start SUPPLIED DATA
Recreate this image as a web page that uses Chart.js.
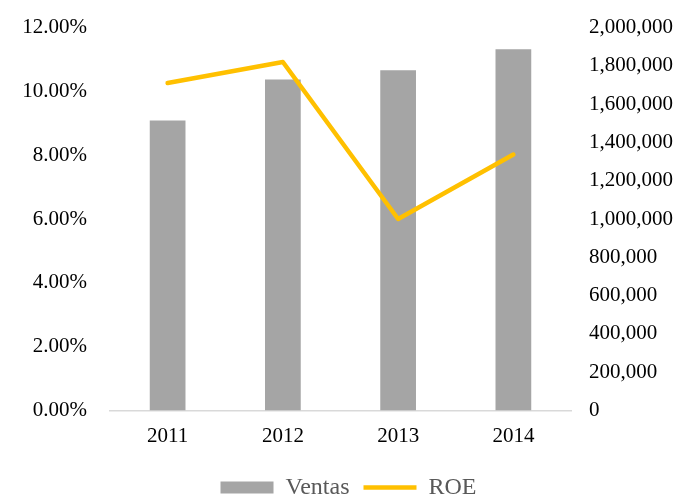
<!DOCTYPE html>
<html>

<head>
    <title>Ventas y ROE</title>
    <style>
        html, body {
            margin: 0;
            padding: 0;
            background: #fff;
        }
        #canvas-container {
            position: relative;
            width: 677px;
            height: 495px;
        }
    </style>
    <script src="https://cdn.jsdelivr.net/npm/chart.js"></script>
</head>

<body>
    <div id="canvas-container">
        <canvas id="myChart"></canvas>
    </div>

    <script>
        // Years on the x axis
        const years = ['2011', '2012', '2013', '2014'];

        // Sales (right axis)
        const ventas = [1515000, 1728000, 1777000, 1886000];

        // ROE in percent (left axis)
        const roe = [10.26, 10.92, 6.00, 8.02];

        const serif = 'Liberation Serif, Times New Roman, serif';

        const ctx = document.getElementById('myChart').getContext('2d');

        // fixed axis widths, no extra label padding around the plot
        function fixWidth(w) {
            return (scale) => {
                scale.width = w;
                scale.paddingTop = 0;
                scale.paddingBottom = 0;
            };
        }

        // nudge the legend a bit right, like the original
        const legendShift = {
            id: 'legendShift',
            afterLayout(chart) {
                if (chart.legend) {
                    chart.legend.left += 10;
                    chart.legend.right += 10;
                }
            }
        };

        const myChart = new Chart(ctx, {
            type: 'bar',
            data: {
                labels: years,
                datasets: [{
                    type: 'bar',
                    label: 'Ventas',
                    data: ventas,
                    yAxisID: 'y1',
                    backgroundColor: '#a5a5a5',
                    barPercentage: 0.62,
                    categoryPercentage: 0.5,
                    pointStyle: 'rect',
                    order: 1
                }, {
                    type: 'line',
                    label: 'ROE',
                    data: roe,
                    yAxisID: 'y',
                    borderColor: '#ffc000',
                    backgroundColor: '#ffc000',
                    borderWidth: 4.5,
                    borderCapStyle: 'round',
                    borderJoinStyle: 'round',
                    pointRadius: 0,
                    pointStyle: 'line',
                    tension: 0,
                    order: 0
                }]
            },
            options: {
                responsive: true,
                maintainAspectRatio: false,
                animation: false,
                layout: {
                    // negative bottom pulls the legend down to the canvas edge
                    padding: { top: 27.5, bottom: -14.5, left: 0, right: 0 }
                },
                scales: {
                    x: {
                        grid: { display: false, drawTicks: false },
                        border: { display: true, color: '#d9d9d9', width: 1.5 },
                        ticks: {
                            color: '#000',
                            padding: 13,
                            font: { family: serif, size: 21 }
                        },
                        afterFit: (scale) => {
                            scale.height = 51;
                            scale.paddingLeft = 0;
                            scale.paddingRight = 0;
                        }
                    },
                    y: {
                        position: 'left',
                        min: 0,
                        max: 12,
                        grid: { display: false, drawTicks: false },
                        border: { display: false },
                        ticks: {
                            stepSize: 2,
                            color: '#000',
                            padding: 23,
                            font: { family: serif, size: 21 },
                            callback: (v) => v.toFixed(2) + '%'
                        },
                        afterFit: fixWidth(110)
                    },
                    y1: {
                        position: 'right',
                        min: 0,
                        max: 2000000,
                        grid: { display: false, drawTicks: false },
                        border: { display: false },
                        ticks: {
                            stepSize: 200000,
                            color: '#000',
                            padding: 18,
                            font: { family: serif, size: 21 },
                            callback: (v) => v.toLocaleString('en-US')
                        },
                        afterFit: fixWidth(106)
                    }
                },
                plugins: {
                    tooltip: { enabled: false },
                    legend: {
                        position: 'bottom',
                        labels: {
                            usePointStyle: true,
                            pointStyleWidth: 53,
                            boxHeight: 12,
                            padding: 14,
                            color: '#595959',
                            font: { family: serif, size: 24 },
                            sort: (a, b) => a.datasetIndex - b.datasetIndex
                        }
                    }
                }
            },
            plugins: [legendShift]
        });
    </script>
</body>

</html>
end SUPPLIED DATA
## [EXERCISE PROMPT]
Give every line back word for word and leave the pictures out.

## [ANSWER]
Recreate this image as a web page that uses Chart.js.
<!DOCTYPE html>
<html>

<head>
    <title>Ventas y ROE</title>
    <style>
        html, body {
            margin: 0;
            padding: 0;
            background: #fff;
        }
        #canvas-container {
            position: relative;
            width: 677px;
            height: 495px;
        }
    </style>
    <script src="https://cdn.jsdelivr.net/npm/chart.js"></script>
</head>

<body>
    <div id="canvas-container">
        <canvas id="myChart"></canvas>
    </div>

    <script>
        // Years on the x axis
        const years = ['2011', '2012', '2013', '2014'];

        // Sales (right axis)
        const ventas = [1515000, 1728000, 1777000, 1886000];

        // ROE in percent (left axis)
        const roe = [10.26, 10.92, 6.00, 8.02];

        const serif = 'Liberation Serif, Times New Roman, serif';

        const ctx = document.getElementById('myChart').getContext('2d');

        // fixed axis widths, no extra label padding around the plot
        function fixWidth(w) {
            return (scale) => {
                scale.width = w;
                scale.paddingTop = 0;
                scale.paddingBottom = 0;
            };
        }

        // nudge the legend a bit right, like the original
        const legendShift = {
            id: 'legendShift',
            afterLayout(chart) {
                if (chart.legend) {
                    chart.legend.left += 10;
                    chart.legend.right += 10;
                }
            }
        };

        const myChart = new Chart(ctx, {
            type: 'bar',
            data: {
                labels: years,
                datasets: [{
                    type: 'bar',
                    label: 'Ventas',
                    data: ventas,
                    yAxisID: 'y1',
                    backgroundColor: '#a5a5a5',
                    barPercentage: 0.62,
                    categoryPercentage: 0.5,
                    pointStyle: 'rect',
                    order: 1
                }, {
                    type: 'line',
                    label: 'ROE',
                    data: roe,
                    yAxisID: 'y',
                    borderColor: '#ffc000',
                    backgroundColor: '#ffc000',
                    borderWidth: 4.5,
                    borderCapStyle: 'round',
                    borderJoinStyle: 'round',
                    pointRadius: 0,
                    pointStyle: 'line',
                    tension: 0,
                    order: 0
                }]
            },
            options: {
                responsive: true,
                maintainAspectRatio: false,
                animation: false,
                layout: {
                    // negative bottom pulls the legend down to the canvas edge
                    padding: { top: 27.5, bottom: -14.5, left: 0, right: 0 }
                },
                scales: {
                    x: {
                        grid: { display: false, drawTicks: false },
                        border: { display: true, color: '#d9d9d9', width: 1.5 },
                        ticks: {
                            color: '#000',
                            padding: 13,
                            font: { family: serif, size: 21 }
                        },
                        afterFit: (scale) => {
                            scale.height = 51;
                            scale.paddingLeft = 0;
                            scale.paddingRight = 0;
                        }
                    },
                    y: {
                        position: 'left',
                        min: 0,
                        max: 12,
                        grid: { display: false, drawTicks: false },
                        border: { display: false },
                        ticks: {
                            stepSize: 2,
                            color: '#000',
                            padding: 23,
                            font: { family: serif, size: 21 },
                            callback: (v) => v.toFixed(2) + '%'
                        },
                        afterFit: fixWidth(110)
                    },
                    y1: {
                        position: 'right',
                        min: 0,
                        max: 2000000,
                        grid: { display: false, drawTicks: false },
                        border: { display: false },
                        ticks: {
                            stepSize: 200000,
                            color: '#000',
                            padding: 18,
                            font: { family: serif, size: 21 },
                            callback: (v) => v.toLocaleString('en-US')
                        },
                        afterFit: fixWidth(106)
                    }
                },
                plugins: {
                    tooltip: { enabled: false },
                    legend: {
                        position: 'bottom',
                        labels: {
                            usePointStyle: true,
                            pointStyleWidth: 53,
                            boxHeight: 12,
                            padding: 14,
                            color: '#595959',
                            font: { family: serif, size: 24 },
                            sort: (a, b) => a.datasetIndex - b.datasetIndex
                        }
                    }
                }
            },
            plugins: [legendShift]
        });
    </script>
</body>

</html>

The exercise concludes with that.